Manolita de Anduaga’s path is a difficult one to trace. She lived a life on the move, which means that her biographical information can be found in several quarters. In addition she was married three times and performed under different last names, a fact that makes her elusive for music historians.

Background

Manolita de Anduaga was born in Stockholm in 1875. She was the daughter of the Spanish diplomat (secretary of the Spanish legation) in Stockholm, Frederico José Raymundo de Anduaga y Luna (1841−1877), and his wife, Hedvig Kristina (neé Thyselius, 1849−1927), who was herself the daughter of Charlotta Thyselius (neé Melart, 1828−1902) and Carl Johan Thyselius (1811−1891) − the first commoner to become Prime Minister of Sweden. Previously Thyselius had been the Minister of Education and Religion as well as Minister of Public Administration.           

At the age of five Manolita de Anduaga moved to Rome with her mother and stepfather − after her father’s death in 1877 in St. Petersburg her mother remarried the Swedish Minister (a diplomatic position ranked just below that of ambassador) in Rome at the time. Manolita moved back to Sweden, however, in the beginning of 1890.

We know from this information that Manolita de Anduaga grew up in an environment with international contacts and with politics close at hand – which also certainly included interests in culture and music.

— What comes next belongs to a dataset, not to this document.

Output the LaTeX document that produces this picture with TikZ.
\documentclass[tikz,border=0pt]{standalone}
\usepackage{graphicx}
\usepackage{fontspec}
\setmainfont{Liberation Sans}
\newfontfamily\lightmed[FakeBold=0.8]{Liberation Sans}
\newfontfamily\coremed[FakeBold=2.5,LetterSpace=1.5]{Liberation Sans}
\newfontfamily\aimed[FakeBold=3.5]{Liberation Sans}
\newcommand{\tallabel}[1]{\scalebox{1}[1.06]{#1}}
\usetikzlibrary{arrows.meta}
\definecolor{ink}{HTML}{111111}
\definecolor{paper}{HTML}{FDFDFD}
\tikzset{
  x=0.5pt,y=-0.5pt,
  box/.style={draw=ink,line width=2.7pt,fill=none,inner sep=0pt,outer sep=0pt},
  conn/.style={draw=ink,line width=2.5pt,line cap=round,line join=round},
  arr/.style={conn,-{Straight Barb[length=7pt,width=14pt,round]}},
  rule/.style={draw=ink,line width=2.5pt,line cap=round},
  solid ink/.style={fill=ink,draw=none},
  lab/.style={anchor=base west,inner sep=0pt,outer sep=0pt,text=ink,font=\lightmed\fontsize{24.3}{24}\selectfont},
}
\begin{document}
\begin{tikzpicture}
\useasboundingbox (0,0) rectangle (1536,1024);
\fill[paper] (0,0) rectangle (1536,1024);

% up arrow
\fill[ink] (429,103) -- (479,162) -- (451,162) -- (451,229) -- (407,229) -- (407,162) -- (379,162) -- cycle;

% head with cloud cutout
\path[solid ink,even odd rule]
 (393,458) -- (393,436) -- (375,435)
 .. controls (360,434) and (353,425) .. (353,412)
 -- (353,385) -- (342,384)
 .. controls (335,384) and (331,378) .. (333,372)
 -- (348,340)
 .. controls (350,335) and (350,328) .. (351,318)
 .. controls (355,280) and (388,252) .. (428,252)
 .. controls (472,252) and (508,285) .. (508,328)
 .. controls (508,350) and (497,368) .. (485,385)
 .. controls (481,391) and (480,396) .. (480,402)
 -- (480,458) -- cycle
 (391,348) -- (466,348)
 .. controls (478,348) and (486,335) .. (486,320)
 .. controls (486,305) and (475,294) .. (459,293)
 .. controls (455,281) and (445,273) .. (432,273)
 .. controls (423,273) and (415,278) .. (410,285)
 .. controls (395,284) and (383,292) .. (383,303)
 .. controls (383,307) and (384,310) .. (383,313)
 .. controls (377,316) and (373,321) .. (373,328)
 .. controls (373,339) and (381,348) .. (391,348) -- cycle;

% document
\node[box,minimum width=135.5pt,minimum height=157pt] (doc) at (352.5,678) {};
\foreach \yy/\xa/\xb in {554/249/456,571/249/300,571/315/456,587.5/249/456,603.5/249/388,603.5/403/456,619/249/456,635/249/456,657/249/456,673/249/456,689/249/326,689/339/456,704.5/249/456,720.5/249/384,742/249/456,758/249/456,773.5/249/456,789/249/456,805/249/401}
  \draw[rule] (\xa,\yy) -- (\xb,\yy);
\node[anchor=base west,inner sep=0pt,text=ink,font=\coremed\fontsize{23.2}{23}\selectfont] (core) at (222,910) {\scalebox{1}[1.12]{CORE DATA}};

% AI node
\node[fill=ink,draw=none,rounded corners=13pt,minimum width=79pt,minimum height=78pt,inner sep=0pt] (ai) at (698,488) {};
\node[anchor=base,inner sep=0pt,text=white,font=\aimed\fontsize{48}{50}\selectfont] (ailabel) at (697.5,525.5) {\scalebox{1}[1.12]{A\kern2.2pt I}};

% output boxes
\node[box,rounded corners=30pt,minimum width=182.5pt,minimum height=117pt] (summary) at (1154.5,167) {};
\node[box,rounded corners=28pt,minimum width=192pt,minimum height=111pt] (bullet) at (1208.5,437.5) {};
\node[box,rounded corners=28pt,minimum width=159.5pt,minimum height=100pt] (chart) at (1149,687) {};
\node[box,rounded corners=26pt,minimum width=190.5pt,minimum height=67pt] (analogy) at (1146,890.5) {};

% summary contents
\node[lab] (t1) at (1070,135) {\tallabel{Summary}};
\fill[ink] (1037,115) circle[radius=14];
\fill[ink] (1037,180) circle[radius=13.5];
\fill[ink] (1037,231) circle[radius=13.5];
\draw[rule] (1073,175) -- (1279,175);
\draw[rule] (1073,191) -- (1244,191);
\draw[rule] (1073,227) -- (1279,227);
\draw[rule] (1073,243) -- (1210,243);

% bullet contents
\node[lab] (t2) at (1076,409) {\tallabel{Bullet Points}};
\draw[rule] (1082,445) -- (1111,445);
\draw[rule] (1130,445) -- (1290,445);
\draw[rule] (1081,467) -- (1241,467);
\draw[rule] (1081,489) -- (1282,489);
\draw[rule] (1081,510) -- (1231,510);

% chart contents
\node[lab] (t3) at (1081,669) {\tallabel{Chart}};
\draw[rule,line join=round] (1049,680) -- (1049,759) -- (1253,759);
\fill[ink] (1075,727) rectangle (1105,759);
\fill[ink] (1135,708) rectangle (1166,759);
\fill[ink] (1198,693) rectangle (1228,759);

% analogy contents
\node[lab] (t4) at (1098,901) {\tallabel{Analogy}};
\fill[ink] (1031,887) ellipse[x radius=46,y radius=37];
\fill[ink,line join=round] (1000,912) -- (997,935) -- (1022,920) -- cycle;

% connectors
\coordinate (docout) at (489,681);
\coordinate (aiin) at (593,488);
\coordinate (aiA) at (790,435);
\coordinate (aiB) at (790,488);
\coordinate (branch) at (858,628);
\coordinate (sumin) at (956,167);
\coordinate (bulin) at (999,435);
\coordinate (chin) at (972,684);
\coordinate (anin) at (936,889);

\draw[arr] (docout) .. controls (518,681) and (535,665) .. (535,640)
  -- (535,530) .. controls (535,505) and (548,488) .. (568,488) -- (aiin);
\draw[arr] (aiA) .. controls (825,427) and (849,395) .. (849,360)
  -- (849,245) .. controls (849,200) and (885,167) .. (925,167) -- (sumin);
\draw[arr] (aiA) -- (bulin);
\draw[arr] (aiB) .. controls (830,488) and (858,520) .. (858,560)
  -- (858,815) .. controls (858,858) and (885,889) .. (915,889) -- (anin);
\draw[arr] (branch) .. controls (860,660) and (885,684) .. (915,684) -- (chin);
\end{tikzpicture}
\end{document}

Music studies in Stockholm and Berlin

Manolita began her music studies already during her childhood years in Rome. In Stockholm she studied piano technique with Richard Andersson, the leading name among piano teachers of the time. Her fellow classmates included the likes of Wilhelm Stenhammar. Additionally we know that she later continued her studies in Berlin, where she lived with her first husband for the first years of the 20th century. There she had lessons with the Venezuelan pianist and composer, Teresa Carreño and the Portuguese piano teacher José Vianna da Motta.

Manolita de Anduaga performed as both a solo pianist and together with singers. It is difficult to know the extent of her concert activities since there is no systematically compiled information. One review of a performance in Stockholm in 1904 describes her positive growth as a pianist: ‘One remembers from Richard Andersson’s student exhibitions this young lady’s nervously sophisticated style; now it is much more poised and polished’ (Svenska Dagbladet 8/1 1904).

Familial constellations

Manolita de Anduaga was married three times. In 1896 came her first engagement to Oskar Ström, a second lieutenant (underlöjtnant) at the Livregementets dragoner (The Life Regiment Dragoons, a regiment of mounted infantry based in Stockholm). Between the years 1898−1906 she was married to Ivar Enoch Forssling (1867−1942), an officer in the reserves and a certified gymnastics instructor.

Her second husband was the Italian artist Luigi Rosetti (1881−1912) who committed suicide at their divorce court proceedings. ‘It is reported that the grounds of the divorce proceedings was an affair that Mrs. Rosetti was having with the editor of a Roman music journal’ (Kalmar 19/6 1912). She entered her third marriage in 1913 with the cellist and writer Otello Andolfi (1887−1971), the editor of whom the above quote speaks. Together they performed both in Sweden and in his homeland of Italy.

Between Italy and Sweden

The Andolfis lived in Italy but spent WWI in Sweden, including in the town of Falun. They returned to Italy in 1921. During their years in Sweden they opened a ‘Scuola italiana di musica’ in Stockholm. Both they and Giovanni Turicchia taught there, who was the concertmaster in the Kungliga Hovkapellet (the Royal Court Orchestra) at the time. An advertisement states that Manolita de Anduaga as a pianist had been a student of ‘Richard Andersson, X. Scharwenka, L. Borwick, Moszkowski, Sgambati och Teresa Carreño’ (Svenska Dagbladet 21/3 1915).

In Rome Manolita de Anduaga performed as a pianist, although only a few of her concerts are known to posterity. In 1911 she gave a solo concert in connection with the 100-year celebration of Franz Liszt’s birth. She is also said to have, ‘to great acclaim’, given a series of ‘historical concerts, which presented a strict sequence of various composers’ (Svenska Dagbladet 18/4 1915). Furthermore, there is evidence that she performed at Dadaist events with works by the avant-garde of the time, including Arnold Schönberg, Igor Stravinsky and Julius Evola.

Manolita de Anduaga died in Rome in 1968.

Extant works

Her creative output as a composer is not large, at least when one considers the few extant works. She was the composer of a smaller number of songs − some of which were published in Stockholm. Presumably she composed during her many years in Italy, although there is no known trace of her work there.

Gunnar Ternhag
trans. Jill Ann Johnson, Nicole Vickers

Sources

Musik- och teaterbiblioteket

Summary list of works

Songs, including ‘Og der gik Dage’, ‘Det er Sommerkvæld som da’.

Collected works

Voice and piano
Canzonetta Frascatana (‘Parole di M.S.’), printed in Damernas musikblad 1911, no. 11−12.
Songs (Lieder) at the piano, Stockholm: Abr. Lundqvist, 1910?. 1. Det er sommekveld som da/Wieder Sommerabend lacht (Nils Collett Vogt), 2. Og der gik dage/Es gingen Tage (Nils Collett Vogt), 3. Traurig sind meine Lieder/Sorgligt min sång nu klingar, 4. Im Park/I parken (Carl Busse).
Berceuse, op. 3, autograph in the Musik- och teaterbiblioteket.